The next morning we all took a very short walk with the dogs, then had breakfast at our hotel with plenty of time to get Michael to the airport for his 4:00 p.m. flight. We all had such a great time together and are so appreciative that our adventurous Unkie Mikey (as Aaron has called him since he was little) chose to spend his vacation experiencing our Mexican RV’ing life! Thank you so much Michael! . . . for joining us in Mexico, dealing with the small space of the RV like it was nothing, for all the wonderful dinners and of course; Ana y Jose! It was a very memorable holiday and we hope you truly enjoyed it! Please don’t be afraid to join us again in a Central American country. You are always welcome in our home, no matter what country it may be in!
We are currently in Puerto Juarez (outside Cancun) at the same RV park we stayed in before Michael came (Mecoloco). We are taking advantage of the facilities that an RV park and city have to offer while we desperately try to get our generator working. We will probably leave the Cancun area early June, returning to the village of Bacalar near the Belizean border. We will stay with some people we met in Bacalar, Jimmie and his wife Jackie, then cross into Belize. If there are any problems at the border (paperwork, dogs, etc.), it will be nice to have such a close contact to turn around and come back to. If there aren’t any problems at the border we will continue south into Belize to the beach village of Placencia. We will probably spend a couple weeks to a month in Belize, and then return to Mexico to pick up our friends Brian and Shelly that are joining us in July. They fly into Cancun but we hope to spend a little time in Mexico, then cross the border into Belize and possibly Guatemala. We will keep in touch and will be checking our email and the chatterbox on our website’s home page as often as we can. Until then, hasta luego!

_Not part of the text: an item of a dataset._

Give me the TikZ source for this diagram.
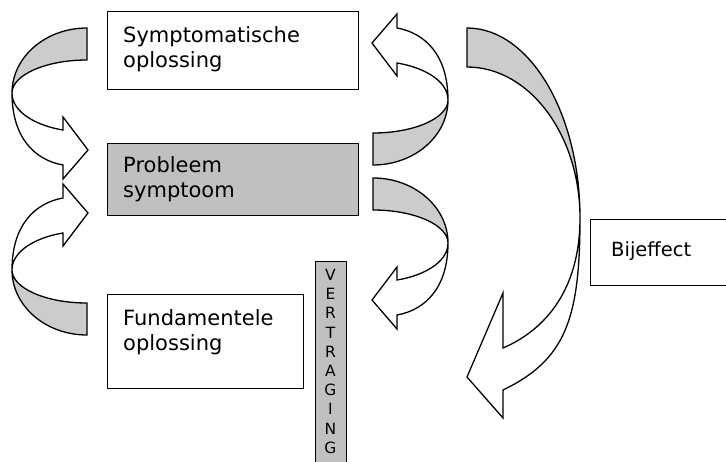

A couple announcements . . .
Congratulations to Amy’s sister Heidi and her husband Xingu for the arrival of their first child that was born on May 26th! Prior to his birth they were going to name him Xingu Alexander, but through a garbled satellite phone call Amy’s Mom told her they wanted to pick a new name; so we’re not sure what his name is yet! Both baby and mom are healthy and are now in the comfort of their home! Congratulations guys! We’re so excited for you and can’t wait to meet our little nephew! Know that we are thinking of all of you!

Happy Birthday Trisha Daley! She is a good friend of Amy’s from her hometown in Washington and is celebrating her birthday on May 31! Hope you have a great day!

Happy Birthday to Amy’s sister Taffy, who will be celebrating her birthday on June 5th . . . as well as her first wedding anniversary on June 18th! Congratulations Marc & Taffy! We love you guys!